We have two variables, the price of oil and consumption.

Price of oil is usually measured by the "barrel" of 42 US gallons, or just short of 159 liters. But, there are different types of crude oil and therefore different benchmarks. You will want to use one that is appropriate to Japan, considering the markets in which it buys crude.

Crude oil is not directly useful for much beyond refining into petrochemical products, so you need to consider what measure of consumption is relevant. As the industrial input? Or as an ultimate consumer product, such as gasoline or heating oil?

Once you've picked the units of measurement for prices, it's time to assign them roles as dependent and independent variables.
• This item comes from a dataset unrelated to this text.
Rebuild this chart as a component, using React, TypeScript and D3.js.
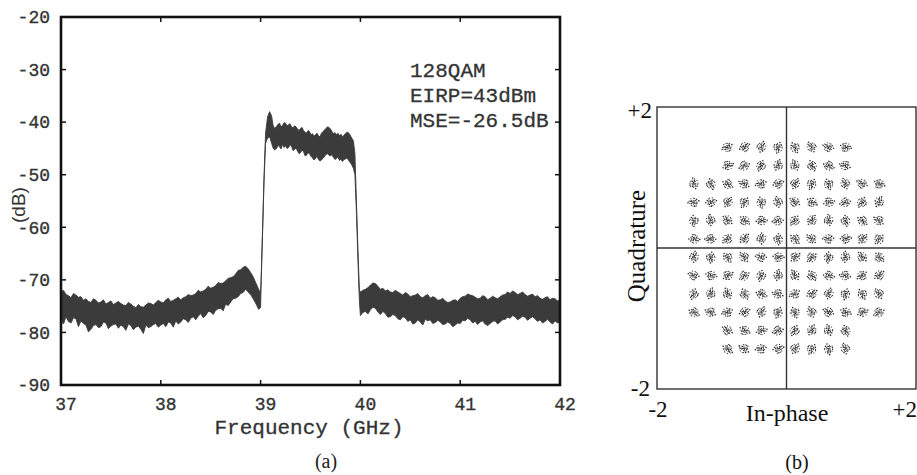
import React from 'react';
import * as d3 from 'd3';

// ---------- Data ----------
const yTicks = [-20, -30, -40, -50, -60, -70, -80, -90];
const xTicks = [37, 38, 39, 40, 41, 42];
const annotations = ['128QAM', 'EIRP=43dBm', 'MSE=-26.5dB'];

// [frequency GHz, upper envelope dB, lower envelope dB]
const lowerSideband: [number, number, number][] = [
  [37.0, -72.3, -77.5], [37.025, -72.0, -78.4], [37.05, -72.8, -77.0], [37.075, -73.0, -77.9], [37.1, -73.4, -78.2], [37.125, -72.6, -77.2], [37.15, -72.9, -77.4],
  [37.175, -73.3, -78.9], [37.2, -73.2, -77.8], [37.225, -73.9, -78.3], [37.25, -73.6, -78.6], [37.275, -74.1, -79.9], [37.3, -74.3, -79.4], [37.325, -73.6, -78.7], [37.35, -73.9, -78.5],
  [37.375, -74.4, -79.1], [37.4, -74.2, -78.9], [37.425, -73.8, -78.0], [37.45, -74.6, -78.2], [37.475, -74.3, -79.3], [37.5, -74.0, -78.8], [37.525, -74.7, -78.5], [37.55, -74.4, -78.4],
  [37.575, -74.1, -79.2], [37.6, -74.5, -78.6], [37.625, -74.8, -78.9], [37.65, -74.9, -79.6], [37.675, -74.3, -78.4], [37.7, -74.6, -78.7], [37.725, -75.0, -79.5], [37.75, -75.3, -79.0],
  [37.775, -74.7, -78.8], [37.8, -75.1, -79.4], [37.825, -75.2, -80.2], [37.85, -74.8, -78.6], [37.875, -74.4, -79.1], [37.9, -74.5, -78.9], [37.925, -74.8, -78.5], [37.95, -74.3, -78.3],
  [37.975, -73.9, -79.0], [38.0, -74.2, -78.6], [38.025, -74.4, -78.3], [38.05, -73.8, -78.9], [38.075, -73.5, -78.0], [38.1, -74.1, -78.2], [38.125, -73.9, -79.0], [38.15, -73.6, -77.8],
  [38.175, -73.3, -78.4], [38.2, -73.8, -78.0], [38.225, -73.4, -77.4], [38.25, -73.2, -77.6], [38.275, -72.8, -78.1], [38.3, -73.0, -77.3], [38.325, -72.9, -77.0], [38.35, -72.6, -77.6],
  [38.375, -72.0, -76.9], [38.4, -72.3, -76.4], [38.425, -72.1, -77.2], [38.45, -71.8, -76.8], [38.475, -71.2, -76.0], [38.5, -71.6, -76.1], [38.525, -71.4, -76.6], [38.55, -71.1, -75.8],
  [38.575, -70.5, -75.5], [38.6, -70.7, -75.4], [38.625, -70.6, -75.9], [38.65, -70.2, -74.6], [38.675, -69.7, -74.9], [38.7, -69.6, -74.2], [38.725, -69.4, -73.6], [38.75, -68.9, -73.5],
  [38.775, -68.2, -73.2], [38.8, -68.1, -72.6], [38.825, -67.6, -72.4], [38.85, -67.4, -71.8], [38.875, -67.9, -72.3], [38.9, -68.6, -72.8], [38.925, -69.4, -73.6], [38.95, -70.5, -74.4],
  [38.98, -71.8, -75.6], [39.0, -72.5, -75.3],
];

const mainLobe: [number, number, number][] = [
  [39.005, -70.0, -71.0], [39.02, -60.0, -61.0], [39.035, -50.0, -51.0], [39.05, -42.0, -44.0],
  [39.07, -39.0, -43.0], [39.09, -38.0, -42.8], [39.11, -38.8, -44.0], [39.125, -40.6, -44.9], [39.14, -41.2, -45.3],
  [39.16, -40.8, -45.0], [39.175, -40.4, -44.4], [39.19, -40.2, -44.7], [39.205, -40.9, -45.1], [39.22, -40.6, -44.2], [39.235, -40.1, -44.8], [39.25, -40.2, -44.5],
  [39.265, -40.7, -45.0], [39.28, -40.5, -44.8], [39.295, -40.3, -44.3], [39.31, -40.9, -44.6], [39.325, -41.1, -45.4], [39.34, -40.7, -45.2], [39.355, -40.9, -44.9], [39.37, -41.3, -45.5],
  [39.385, -41.6, -46.0], [39.4, -41.2, -45.8], [39.415, -41.0, -45.3], [39.43, -41.6, -45.6], [39.445, -41.9, -46.4], [39.46, -42.1, -46.3], [39.475, -41.6, -45.8], [39.49, -41.8, -46.0],
  [39.505, -42.4, -46.5], [39.52, -42.2, -46.8], [39.535, -42.7, -47.2], [39.55, -42.4, -46.9], [39.565, -42.1, -46.5], [39.58, -42.6, -47.1], [39.595, -42.8, -47.4], [39.61, -42.1, -47.2],
  [39.625, -41.8, -46.8], [39.64, -41.5, -46.6], [39.655, -41.2, -46.1], [39.67, -40.9, -46.0], [39.685, -41.0, -46.3], [39.7, -41.3, -46.4], [39.715, -41.8, -46.2], [39.73, -42.2, -46.7],
  [39.745, -42.0, -47.1], [39.76, -42.4, -46.9], [39.775, -42.1, -46.6], [39.79, -42.6, -47.3], [39.805, -42.3, -47.0], [39.82, -42.8, -47.5], [39.835, -42.5, -47.1], [39.85, -42.2, -47.0],
  [39.865, -41.9, -46.8], [39.88, -42.0, -47.2], [39.895, -42.4, -47.6], [39.91, -42.9, -48.0], [39.93, -43.6, -48.8], [39.945, -46.0, -50.0],
  [39.96, -55.0, -57.0], [39.975, -64.0, -66.0], [39.99, -72.0, -74.0],
];

const upperSideband: [number, number, number][] = [
  [40.0, -72.3, -76.8], [40.025, -72.0, -76.2], [40.05, -71.8, -76.0], [40.075, -71.5, -76.5], [40.1, -71.0, -75.7], [40.125, -70.6, -75.2], [40.15, -70.7, -75.4],
  [40.175, -71.2, -76.1], [40.2, -71.8, -76.6], [40.225, -71.6, -76.0], [40.25, -72.1, -76.4], [40.275, -71.9, -77.1], [40.3, -72.3, -77.0], [40.325, -72.4, -76.6], [40.35, -72.0, -76.8],
  [40.375, -72.3, -77.4], [40.4, -72.6, -77.6], [40.425, -72.9, -77.0], [40.45, -72.4, -77.2], [40.475, -72.7, -77.9], [40.5, -73.2, -77.6], [40.525, -73.0, -78.4], [40.55, -72.9, -78.2],
  [40.575, -72.6, -77.6], [40.6, -73.2, -78.0], [40.625, -73.4, -78.6], [40.65, -73.0, -77.5], [40.675, -72.8, -77.8], [40.7, -73.5, -77.6], [40.725, -73.2, -78.3], [40.75, -73.4, -78.1],
  [40.775, -73.9, -77.7], [40.8, -73.8, -78.0], [40.825, -73.5, -78.5], [40.85, -74.0, -78.4], [40.875, -74.3, -78.0], [40.9, -74.2, -78.3], [40.925, -73.9, -78.9], [40.95, -73.8, -78.6],
  [40.975, -74.1, -78.2], [41.0, -73.5, -78.3], [41.025, -73.2, -77.7], [41.05, -73.1, -77.8], [41.075, -72.7, -77.3], [41.1, -72.9, -77.6], [41.125, -73.0, -78.2], [41.15, -73.3, -77.9],
  [41.175, -73.6, -78.5], [41.2, -73.5, -78.0], [41.225, -73.0, -77.8], [41.25, -73.2, -78.4], [41.275, -73.8, -78.7], [41.3, -73.5, -78.3], [41.325, -73.1, -77.9], [41.35, -73.4, -77.8],
  [41.375, -73.6, -78.4], [41.4, -73.2, -78.0], [41.425, -72.9, -77.6], [41.45, -72.8, -77.5], [41.475, -72.3, -77.1], [41.5, -72.6, -77.3], [41.525, -72.1, -76.8], [41.55, -72.4, -77.0],
  [41.575, -72.8, -77.6], [41.6, -72.6, -77.3], [41.625, -72.3, -76.9], [41.65, -72.8, -77.1], [41.675, -73.1, -77.7], [41.7, -72.9, -77.3], [41.725, -72.7, -77.0], [41.75, -73.2, -77.4],
  [41.775, -73.0, -77.9], [41.8, -73.5, -77.6], [41.825, -73.7, -78.2], [41.85, -73.4, -77.9], [41.875, -73.2, -77.5], [41.9, -73.8, -78.0], [41.925, -73.5, -78.4], [41.95, -73.6, -77.8],
  [41.975, -74.0, -78.2], [42.0, -73.8, -78.0],
];

// 128-QAM cross constellation: levels (odd multiples of the step), corners removed
const qamLevels = [-11, -9, -7, -5, -3, -1, 1, 3, 5, 7, 9, 11];
const qamStep = 0.13;
const constellationTicks = ['-2', '+2'];

// ---------- Component ----------
export default function App() {
  const W = 917, H = 475;
  const L = { x0: 61, x1: 560, y0: 17, y1: 385 };
  const xL = d3.scaleLinear().domain([37, 42]).range([L.x0, L.x1]);
  const yL = d3.scaleLinear().domain([-90, -20]).range([L.y1, L.y0]);

  const R = { x0: 657, x1: 916, y0: 107, y1: 389 };
  const xR = d3.scaleLinear().domain([-2, 2]).range([R.x0, R.x1]);
  const yR = d3.scaleLinear().domain([-2, 2]).range([R.y1, R.y0]);

  const spectrum = [...lowerSideband, ...mainLobe, ...upperSideband];
  const area = d3
    .area<[number, number, number]>()
    .x((d) => xL(d[0]))
    .y0((d) => yL(d[2]))
    .y1((d) => yL(d[1]));

  const points: { i: number; q: number; k: number }[] = [];
  let k = 0;
  qamLevels.forEach((q) => {
    qamLevels.forEach((i) => {
      if (Math.abs(i) >= 9 && Math.abs(q) >= 9) return;
      points.push({ i: i * qamStep, q: q * qamStep, k: k++ });
    });
  });

  // cluster glyph (pixel offsets) – drawing style for each received-symbol cloud
  const glyph = [
    [0, 0], [1.5, -1], [-1.2, 1.4], [2.8, 0.6], [-2.5, -0.8], [0.6, 2.6], [-0.4, -2.7],
    [3.4, -2.2], [-3.2, 2.2], [1.9, 3.1], [-1.8, -3.0], [3.8, 1.8], [-3.9, 0.2], [0.3, -1.2],
    [-0.9, 0.4], [2.2, -3.4], [-2.6, 3.3], [4.2, -0.6], [1.0, 0.8], [-1.5, -1.6], [0.9, -4.3],
    [-4.4, -2.5], [2.7, 4.2], [-0.2, 4.6], [4.7, 3.6], [-2.2, 0.3], [1.2, 1.9],
  ];

  const mono = "'Liberation Mono', 'DejaVu Sans Mono', monospace";
  const serif = "'Liberation Serif', 'DejaVu Serif', serif";
  const sans = "'Liberation Sans', Arial, sans-serif";

  return (
    <svg width={W} height={H} style={{ position: 'absolute', left: 0, top: 0, background: '#fff' }}>
      {/* ---------- Panel (a) ---------- */}
      <path d={area(spectrum) || ''} fill="#3b3b3b" stroke="#3b3b3b" strokeWidth={0.9} strokeLinejoin="miter" />

      {/* ticks */}
      {yTicks.map((t) => (
        <g key={'yt' + t}>
          <line x1={L.x0} x2={L.x0 + 5} y1={yL(t)} y2={yL(t)} stroke="#111" strokeWidth={1.5} />
          <line x1={L.x1} x2={L.x1 - 5} y1={yL(t)} y2={yL(t)} stroke="#111" strokeWidth={1.5} />
          <text x={50} y={yL(t)} dy="0.35em" textAnchor="end" fontFamily={mono} fontSize={18} fill="#333" stroke="#333" strokeWidth={0.35}>
            {t}
          </text>
        </g>
      ))}
      {xTicks.map((t) => (
        <g key={'xt' + t}>
          <line x1={xL(t)} x2={xL(t)} y1={L.y1} y2={L.y1 - 5} stroke="#111" strokeWidth={1.5} />
          <line x1={xL(t)} x2={xL(t)} y1={L.y0} y2={L.y0 + 5} stroke="#111" strokeWidth={1.5} />
          <text x={xL(t) + 5} y={410} textAnchor="middle" fontFamily={mono} fontSize={18} fill="#333" stroke="#333" strokeWidth={0.35}>
            {t}
          </text>
        </g>
      ))}
      <rect x={L.x0} y={L.y0} width={L.x1 - L.x0} height={L.y1 - L.y0} fill="none" stroke="#111" strokeWidth={2.6} />

      {annotations.map((s, j) => (
        <text key={s} x={410} y={77 + j * 25} fontFamily={mono} fontSize={21} fill="#333" stroke="#333" strokeWidth={0.3}>
          {s}
        </text>
      ))}
      <text x={309} y={434} textAnchor="middle" fontFamily={mono} fontSize={21} fill="#333" stroke="#333" strokeWidth={0.3}>
        Frequency (GHz)
      </text>
      <text transform="translate(25,205) rotate(-90)" textAnchor="middle" fontFamily={sans} fontSize={19} fill="#333">
        (dB)
      </text>
      <text x={326} y={468} textAnchor="middle" fontFamily={serif} fontSize={20} fill="#222">
        (a)
      </text>

      {/* ---------- Panel (b) ---------- */}
      <rect x={R.x0} y={R.y0} width={R.x1 - R.x0} height={R.y1 - R.y0} fill="none" stroke="#333" strokeWidth={1.4} />
      <line x1={xR(0)} x2={xR(0)} y1={R.y0} y2={R.y1} stroke="#333" strokeWidth={1.4} />
      <line x1={R.x0} x2={R.x1} y1={yR(0)} y2={yR(0)} stroke="#333" strokeWidth={1.4} />

      {points.map((p) => {
        const a = ((p.k * 67) % 360) * (Math.PI / 180);
        const c = Math.cos(a), s = Math.sin(a);
        const flip = p.k % 2 === 0 ? 1 : -1;
        const cx = xR(p.i), cy = yR(p.q);
        return (
          <g key={'p' + p.k}>
            {glyph.map(([dx, dy], g) => (
              <circle
                key={g}
                cx={cx + (dx * flip) * c - dy * s}
                cy={cy + (dx * flip) * s + dy * c}
                r={g % 3 === 0 ? 0.8 : 0.6}
                fill="#2a2a2a"
              />
            ))}
          </g>
        );
      })}

      <text x={652} y={118} textAnchor="end" fontFamily={serif} fontSize={23} fill="#111">
        {constellationTicks[1]}
      </text>
      <text x={650} y={396} textAnchor="end" fontFamily={serif} fontSize={23} fill="#111">
        {constellationTicks[0]}
      </text>
      <text x={658} y={417} textAnchor="middle" fontFamily={serif} fontSize={23} fill="#111">
        {constellationTicks[0]}
      </text>
      <text x={917} y={417} textAnchor="end" fontFamily={serif} fontSize={23} fill="#111">
        {constellationTicks[1]}
      </text>
      <text x={787} y={421} textAnchor="middle" fontFamily={serif} fontSize={24} fill="#111">
        In-phase
      </text>
      <text transform="translate(645,246) rotate(-90)" textAnchor="middle" fontFamily={serif} fontSize={25} fill="#111">
        Quadrature
      </text>
      <text x={797} y={469} textAnchor="middle" fontFamily={serif} fontSize={20} fill="#111">
        (b)
      </text>
    </svg>
  );
}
Conventionally, Y is used for the dependent, and X for the independent variable.

So, how are Y and X associated?

A very useful rule of thumb is to start off with the assumption that the association is linear, because so many things are. To restrict @mattwrketin's model to just Japan

fit <- lm(Y ~ X, data = prices)


Why just Japan? Because if there's no association between price and consumption in Japan, there's no reason to look into differences with Saudi Arabia.

Linear regression is easy to do, but can be more difficult to interpret results. See my post for an orientation.

1 Like

Just to add a bit here in case you get to that. If you run some sort of model akin to what @mattwarkentin suggests, you would still need to test a linear inequality constraint on the coefficients (in this case a trivial one - if one of them associated with Saudi Arabia is larger than the one associated with Japan). An interesting package I just came across that can help you with this is restriktor (yes with a "k"). But you need to be careful interpreting the coefficients of a linear regression with an interaction term - there should be plenty of resources to dig into that. I guess that the post @technocrat mentions might be useful to that end

1 Like

I didn't go as far into lm as interactions, plot interpretation or validation of the required assumptions, so thanks for pointing those out.